- **Information supplied**
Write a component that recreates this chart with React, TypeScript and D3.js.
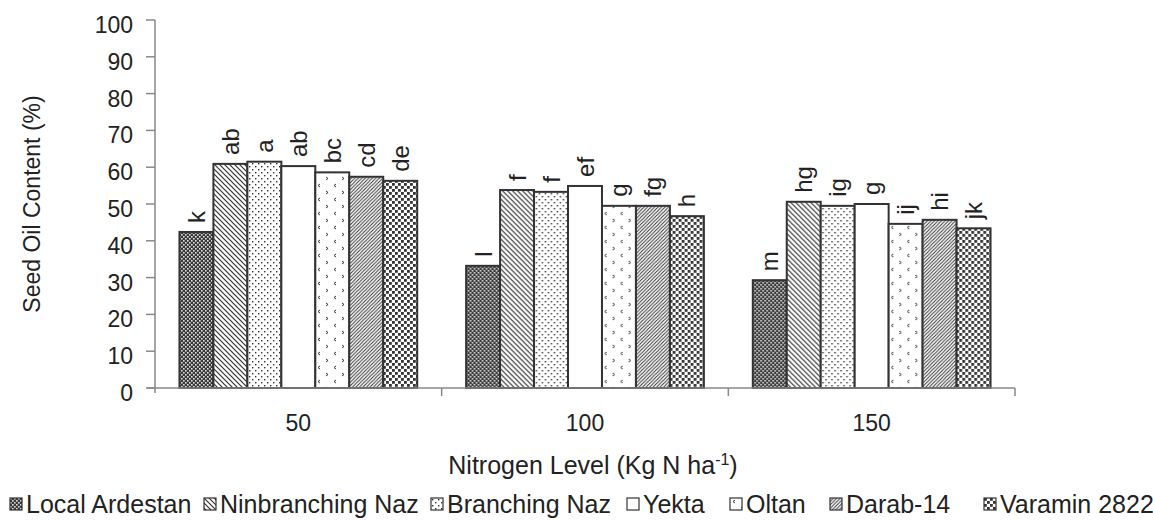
import React from "react";
import * as d3 from "d3";

const levels = ["50", "100", "150"];
const cultivars = [
  "Local Ardestan",
  "Ninbranching Naz",
  "Branching Naz",
  "Yekta",
  "Oltan",
  "Darab-14",
  "Varamin 2822",
];
// values per nitrogen level, in cultivar order
const oil50 = [42.4, 60.9, 61.5, 60.3, 58.6, 57.4, 56.3];
const oil100 = [33.2, 53.8, 53.3, 54.9, 49.5, 49.5, 46.7];
const oil150 = [29.3, 50.6, 49.5, 50.0, 44.6, 45.7, 43.4];
const letters50 = ["k", "ab", "a", "ab", "bc", "cd", "de"];
const letters100 = ["l", "f", "f", "ef", "g", "fg", "h"];
const letters150 = ["m", "hg", "ig", "g", "ij", "hi", "jk"];
const yTicks = [0, 10, 20, 30, 40, 50, 60, 70, 80, 90, 100];

const values = [oil50, oil100, oil150];
const letters = [letters50, letters100, letters150];
const patternIds = ["p-local", "p-nin", "p-branch", "", "p-oltan", "p-darab", "p-varamin"];

// legend patch left edges
const legendX = [10, 204, 431, 627, 730, 830, 984];

const FONT = "'Liberation Sans', Arial, sans-serif";
const INK = "#333";

const App = () => {
  const x0 = d3.scaleBand().domain(levels).range([155, 1015]).padding(0);
  const x1 = d3
    .scaleBand()
    .domain(cultivars)
    .range([0, x0.bandwidth()])
    .paddingInner(0)
    .paddingOuter(0.72);
  const y = d3.scaleLinear().domain([0, 100]).range([388, 20]);

  const fillOf = (i) => (patternIds[i] ? `url(#${patternIds[i]})` : "#fff");

  return (
    <svg
      width={1153}
      height={521}
      style={{ position: "absolute", left: 0, top: 0, background: "#fff" }}
      fontFamily={FONT}
    >
      <defs>
        <pattern id="p-local" width={4} height={4} patternUnits="userSpaceOnUse">
          <rect width={4} height={4} fill="#3a3a3a" />
          <rect x={0} y={0} width={1.6} height={1.6} fill="#e0e0e0" />
          <rect x={2} y={2} width={1.6} height={1.6} fill="#e0e0e0" />
        </pattern>
        <pattern id="p-nin" width={5} height={5} patternUnits="userSpaceOnUse">
          <rect width={5} height={5} fill="#fff" />
          <path d="M0,0 L5,5 M-1,4 L1,6 M4,-1 L6,1" stroke={INK} strokeWidth={1.2} />
        </pattern>
        <pattern id="p-branch" width={6} height={6} patternUnits="userSpaceOnUse">
          <rect width={6} height={6} fill="#fff" />
          <rect x={1} y={1} width={1.4} height={1.4} fill={INK} />
          <rect x={4} y={4} width={1.4} height={1.4} fill={INK} />
        </pattern>
        <pattern id="p-oltan" width={16} height={14} patternUnits="userSpaceOnUse">
          <rect width={16} height={14} fill="#fff" />
          <path d="M5,2 L3,3.5 L5,5" stroke={INK} strokeWidth={1} fill="none" />
          <path d="M11,9 L13,10.5 L11,12" stroke={INK} strokeWidth={1} fill="none" />
        </pattern>
        <pattern id="p-darab" width={3.5} height={3.5} patternUnits="userSpaceOnUse">
          <rect width={3.5} height={3.5} fill="#fff" />
          <path d="M0,3.5 L3.5,0 M-1,1 L1,-1 M2.5,4.5 L4.5,2.5" stroke={INK} strokeWidth={1} />
        </pattern>
        <pattern id="p-varamin" width={6} height={6} patternUnits="userSpaceOnUse">
          <rect width={6} height={6} fill="#fff" />
          <rect x={0} y={0} width={2.8} height={2.8} fill={INK} />
          <rect x={3} y={3} width={2.8} height={2.8} fill={INK} />
        </pattern>
      </defs>

      {/* y axis */}
      <line x1={155} x2={155} y1={y(100)} y2={y(0) + 5} stroke="#888" strokeWidth={1.5} />
      {yTicks.map((t) => (
        <g key={t}>
          <line x1={146} x2={155} y1={y(t)} y2={y(t)} stroke="#888" strokeWidth={1.5} />
          <text x={133} y={y(t) + 5} dy="0.35em" textAnchor="end" fontSize={23} fill="#222">
            {t}
          </text>
        </g>
      ))}

      {/* bars */}
      {levels.map((lv, gi) => (
        <g key={lv} transform={`translate(${x0(lv)},0)`}>
          {cultivars.map((c, i) => {
            const v = values[gi][i];
            const bx = x1(c);
            return (
              <g key={c}>
                <rect
                  x={bx}
                  y={y(v)}
                  width={x1.bandwidth()}
                  height={y(0) - y(v)}
                  fill={fillOf(i)}
                  stroke={INK}
                  strokeWidth={2}
                />
                <text
                  transform={`translate(${bx + x1.bandwidth() / 2},${y(v) - 9}) rotate(-90)`}
                  dominantBaseline="central"
                  fontSize={24}
                  fill="#222"
                >
                  {letters[gi][i]}
                </text>
              </g>
            );
          })}
        </g>
      ))}

      {/* x axis */}
      <line x1={147} x2={1015} y1={y(0)} y2={y(0)} stroke="#888" strokeWidth={1.5} />
      {[...levels.map((l) => x0(l)), 1015].map((bx, i) =>
        i === 0 ? null : (
          <line key={i} x1={bx} x2={bx} y1={y(0)} y2={y(0) + 8} stroke="#888" strokeWidth={1.5} />
        )
      )}
      {levels.map((lv) => (
        <text
          key={lv}
          x={x0(lv) + x0.bandwidth() / 2}
          y={431}
          textAnchor="middle"
          fontSize={23}
          fill="#222"
        >
          {lv}
        </text>
      ))}

      {/* axis titles */}
      <text x={593} y={474} textAnchor="middle" fontSize={25} fill="#222">
        Nitrogen Level (Kg N ha
        <tspan dy={-9} fontSize={16}>-1</tspan>
        <tspan dy={9}>)</tspan>
      </text>
      <text
        transform={`translate(40,${y(50)}) rotate(-90)`}
        textAnchor="middle"
        fontSize={23}
        fill="#222"
      >
        Seed Oil Content (%)
      </text>

      {/* legend */}
      {cultivars.map((c, i) => (
        <g key={c} transform={`translate(${legendX[i]},498)`}>
          <rect x={0} y={0} width={12} height={12} fill={fillOf(i)} stroke={INK} strokeWidth={1.2} />
          <text x={16} y={15} fontSize={25} fill="#222">
            {c}
          </text>
        </g>
      ))}
    </svg>
  );
};

export default App;
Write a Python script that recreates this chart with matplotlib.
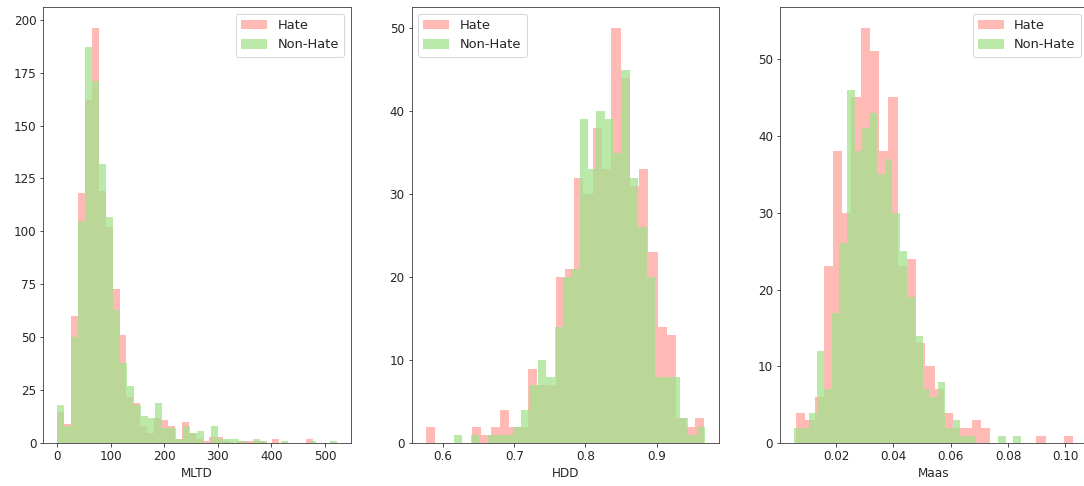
import numpy as np
import matplotlib
matplotlib.use('Agg')
import matplotlib.pyplot as plt

# bin counts, one list per series and panel
# each series has its own bin range (lo, hi) and bin count
mltd_hate = [15, 9, 60, 118, 162, 196, 119, 102, 73, 51, 22, 19, 8, 5, 12, 11, 8, 2,
             10, 5, 2, 1, 3, 3, 1, 0, 1, 1, 1, 1, 0, 2, 0, 0, 0, 0, 2]
mltd_hate_range = (0.0, 478.0)
mltd_non = [18, 8, 50, 105, 187, 171, 132, 107, 63, 38, 27, 18, 13, 12, 19, 7, 7, 2,
            8, 5, 6, 0, 8, 2, 2, 2, 1, 0, 2, 1, 0, 0, 1, 0, 0, 0, 1, 0, 0, 1]
mltd_non_range = (0.0, 522.0)

hdd_hate = [2, 0, 0, 0, 0, 2, 1, 2, 4, 2, 2, 9, 7, 7, 20, 21, 32, 30, 38, 33,
            50, 44, 31, 33, 23, 14, 13, 3, 2, 3]
hdd_hate_range = (0.5756, 0.9666)
hdd_non = [1, 0, 1, 0, 1, 1, 1, 2, 4, 7, 10, 8, 14, 20, 21, 39, 33, 40, 39, 35,
           45, 32, 26, 20, 8, 8, 8, 3, 1, 2]
hdd_non_range = (0.6155, 0.9680)

maas_hate = [4, 3, 6, 23, 38, 30, 45, 54, 51, 38, 45, 23, 24, 13, 10, 7, 4, 2, 2, 3,
             2, 0, 0, 0, 0, 0, 1, 0, 0, 1]
maas_hate_range = (0.00599, 0.1028)
maas_non = [2, 2, 4, 12, 7, 17, 26, 46, 38, 41, 43, 35, 37, 30, 25, 19, 14, 7, 6, 8,
            2, 3, 1, 1, 0, 0, 0, 1, 0, 1]
maas_non_range = (0.00528, 0.0845)

panels = [
    ("MLTD", mltd_hate, mltd_hate_range, mltd_non, mltd_non_range, "upper right",
     [0, 100, 200, 300, 400, 500], [0, 25, 50, 75, 100, 125, 150, 175, 200]),
    ("HDD", hdd_hate, hdd_hate_range, hdd_non, hdd_non_range, "upper left",
     [0.6, 0.7, 0.8, 0.9], [0, 10, 20, 30, 40, 50]),
    ("Maas", maas_hate, maas_hate_range, maas_non, maas_non_range, "upper right",
     [0.02, 0.04, 0.06, 0.08, 0.10], [0, 10, 20, 30, 40, 50]),
]

HATE_COLOR = (1.0, 0.467, 0.435)
NON_COLOR = (0.643, 0.886, 0.557)
INK = "0.15"

plt.rcParams.update({
    "font.size": 12,
    "legend.fontsize": 13,
    "text.color": INK,
    "axes.labelcolor": INK,
    "xtick.color": INK,
    "ytick.color": INK,
    "axes.edgecolor": "0.2",
})

W, H = 1084, 486
fig = plt.figure(figsize=(W / 72, H / 72), dpi=72)
lefts = [43.3, 411.7, 780.0]
ax_w, ax_b, ax_t = 307.4, 443.3, 7.3

for left, (name, hate, hr, non, nr, loc, xt, yt) in zip(lefts, panels):
    ax = fig.add_axes([left / W, (H - ax_b) / H, ax_w / W, (ax_b - ax_t) / H])
    he = np.linspace(hr[0], hr[1], len(hate) + 1)
    ne = np.linspace(nr[0], nr[1], len(non) + 1)
    ax.hist(he[:-1], bins=he, weights=hate, color=HATE_COLOR, alpha=0.5, label="Hate")
    ax.hist(ne[:-1], bins=ne, weights=non, color=NON_COLOR, alpha=0.75, label="Non-Hate")
    ax.set_xticks(xt)
    ax.set_yticks(yt)
    ax.set_xlabel(name)
    ax.legend(loc=loc)

fig.savefig("out.png", dpi=72)
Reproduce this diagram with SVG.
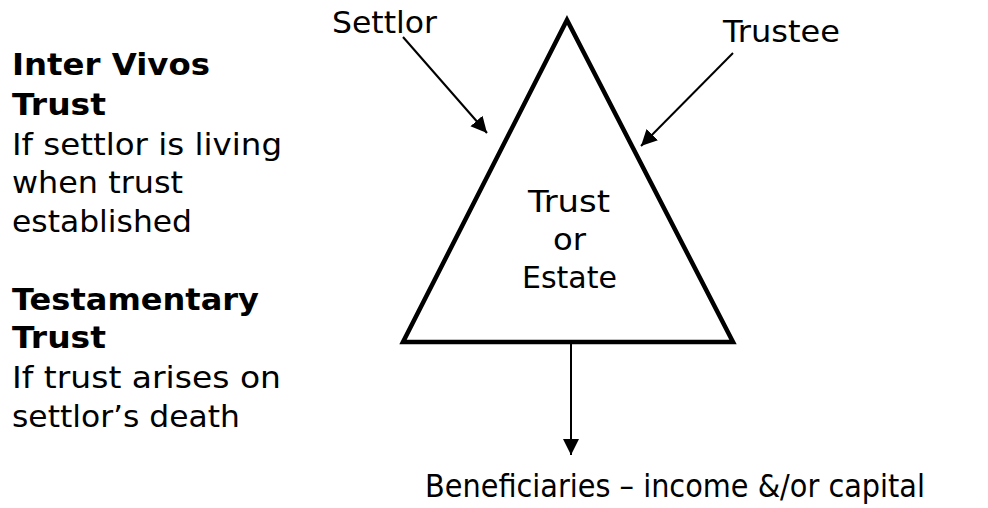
<svg xmlns="http://www.w3.org/2000/svg" width="988" height="508" viewBox="0 0 988 508">
  <style>
    text { font-family: "DejaVu Sans", Verdana, sans-serif; fill: #000; font-size: 30.5px; }
    .head { font-weight: bold; }
    .mid { text-anchor: middle; }
    .big { font-size: 32px; }
    .edge { stroke: #000; stroke-width: 2; fill: none; }
  </style>
  <defs>
    <marker id="arrow" markerUnits="userSpaceOnUse" markerWidth="17" markerHeight="17" viewBox="0 0 17 17" refX="16" refY="8.5" orient="auto">
      <path d="M0,0.5 L16,8.5 L0,16.5 Z" fill="#000"/>
    </marker>
  </defs>
  <rect width="988" height="508" fill="#fff"/>

  <!-- trust types, left column -->
  <g id="inter-vivos">
    <text class="head" x="12" y="75" textLength="198" lengthAdjust="spacingAndGlyphs">Inter Vivos</text>
    <text class="head" x="12" y="115" textLength="94" lengthAdjust="spacingAndGlyphs">Trust</text>
    <text x="12" y="155" textLength="270" lengthAdjust="spacingAndGlyphs">If settlor is living</text>
    <text x="12" y="193" textLength="171" lengthAdjust="spacingAndGlyphs">when trust</text>
    <text x="12" y="232" textLength="180" lengthAdjust="spacingAndGlyphs">established</text>
  </g>
  <g id="testamentary">
    <text class="head" x="12" y="310" textLength="247" lengthAdjust="spacingAndGlyphs">Testamentary</text>
    <text class="head" x="12" y="348" textLength="94" lengthAdjust="spacingAndGlyphs">Trust</text>
    <text x="12" y="388" textLength="269" lengthAdjust="spacingAndGlyphs">If trust arises on</text>
    <text x="12" y="427" textLength="228" lengthAdjust="spacingAndGlyphs">settlor’s death</text>
  </g>

  <!-- central triangle -->
  <g id="trust-estate">
    <polygon points="567,20 733,342 403,342" fill="none" stroke="#000" stroke-width="4.5" stroke-linejoin="miter"/>
    <text class="mid" x="569" y="212" textLength="82" lengthAdjust="spacingAndGlyphs">Trust</text>
    <text class="mid" x="569.5" y="250" textLength="33" lengthAdjust="spacingAndGlyphs">or</text>
    <text class="mid" x="569.5" y="288" textLength="95" lengthAdjust="spacingAndGlyphs">Estate</text>
  </g>

  <g id="settlor">
    <text x="332" y="33" textLength="105" lengthAdjust="spacingAndGlyphs">Settlor</text>
  </g>
  <g id="trustee">
    <text x="723" y="42" textLength="117" lengthAdjust="spacingAndGlyphs">Trustee</text>
  </g>
  <g id="beneficiaries">
    <text class="big" x="425" y="497" textLength="500" lengthAdjust="spacingAndGlyphs">Beneficiaries – income &amp;/or capital</text>
  </g>

  <!-- connectors -->
  <g id="connectors">
    <line class="edge" x1="403" y1="37" x2="487" y2="133" marker-end="url(#arrow)"/>
    <line class="edge" x1="733" y1="53" x2="641" y2="146" marker-end="url(#arrow)"/>
    <line class="edge" x1="571" y1="344" x2="571" y2="455" marker-end="url(#arrow)"/>
  </g>
</svg>
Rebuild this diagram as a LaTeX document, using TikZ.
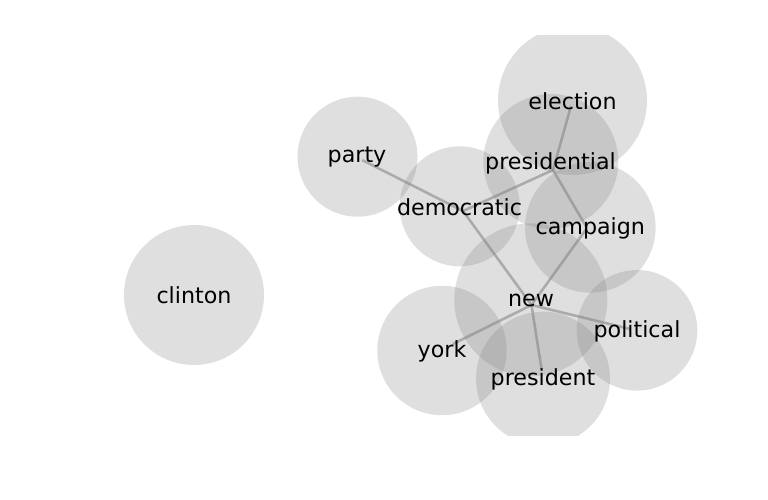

- **Set exercise**
Reply with nothing but the number of lines in the data above that contain "Write".

- **Reply**
2